Health Highlights: Dec. 6, 2019
Retail Prescription Drug Prices Fall For First Time in 45 Years Premature Babies Have Higher Risk of Diabetes New Results for Experimental Alzheimer's Drug
Here are some of the latest health and medical news developments, compiled by the editors of HealthDay:
Retail Prescription Drug Prices Fall For First Time in 45 Years
Retail prescription drug prices in the United States fell by 1% last year, a new government report shows.
It said the overall decrease was due to drops in generic drug prices and slow growth in the cost of brand-name medications, the AP reported.
It's the first such decline in 45 years, according to U.S. Department of Health and Human Services experts. The last one was a 0.2% decrease in 1973.
Only retail pharmacy prescriptions had an overall price drop, not medications given in hospitals or doctor's offices, the AP reported.

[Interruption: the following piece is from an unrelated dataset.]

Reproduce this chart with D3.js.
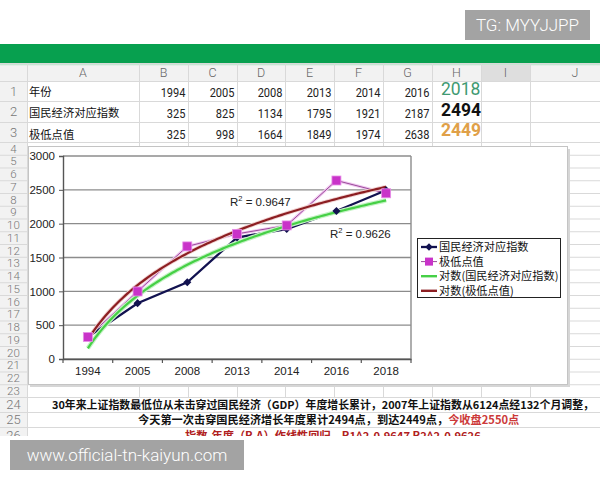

Premature Babies Have Higher Risk of Diabetes
Premature babies have an increased risk of type 1 and type 2 diabetes, researchers report.
They analyzed data from nearly 4.2 million babies who were born in Sweden from 1973 to 2014 and followed for up to 43 years, with an average of 23 years, The New York Times reported.
Compared with full-term babies, premature babies had a 21% increased relative risk for type 1 diabetes and a 26% increased risk for type 2 diabetes before age 18, according to the study published in the journal Diabetologia.
After age 18, the risk of type 1 diabetes was 24% higher and the risk of type 2 diabetes was 49% among those who were born premature. Premature girls had a slightly higher risk than premature boys, The Times reported.
New Results for Experimental Alzheimer's Drug
New study results about an experimental drug its maker claims can slow mental decline in Alzheimer's disease patients were released Thursday.
Studies on aducanumab were halted earlier this year because the drug didn't appear to be effective. But the new results suggest it's effective at a high dose, the Associated Press reported.
The findings were presented at an Alzheimer's conference in San Diego.
However, some experts say that changes during the study and unusual analyses make the results difficult to interpret and the risks and benefits of the drug unclear, the AP reported.
"I don't see how you can conclude anything other than that another trial needs to be done," said Dr. David Knopman of the Mayo Clinic, who is a member of an FDA panel likely to review the drug.
He's not likely to participate in such a review because he was involved in one of the studies, the AP reported.
Aducanumab -- being developed by U.S. company Biogen and Japanese company Eisai -- is designed to clear harmful plaques, or protein clumps, from the brain.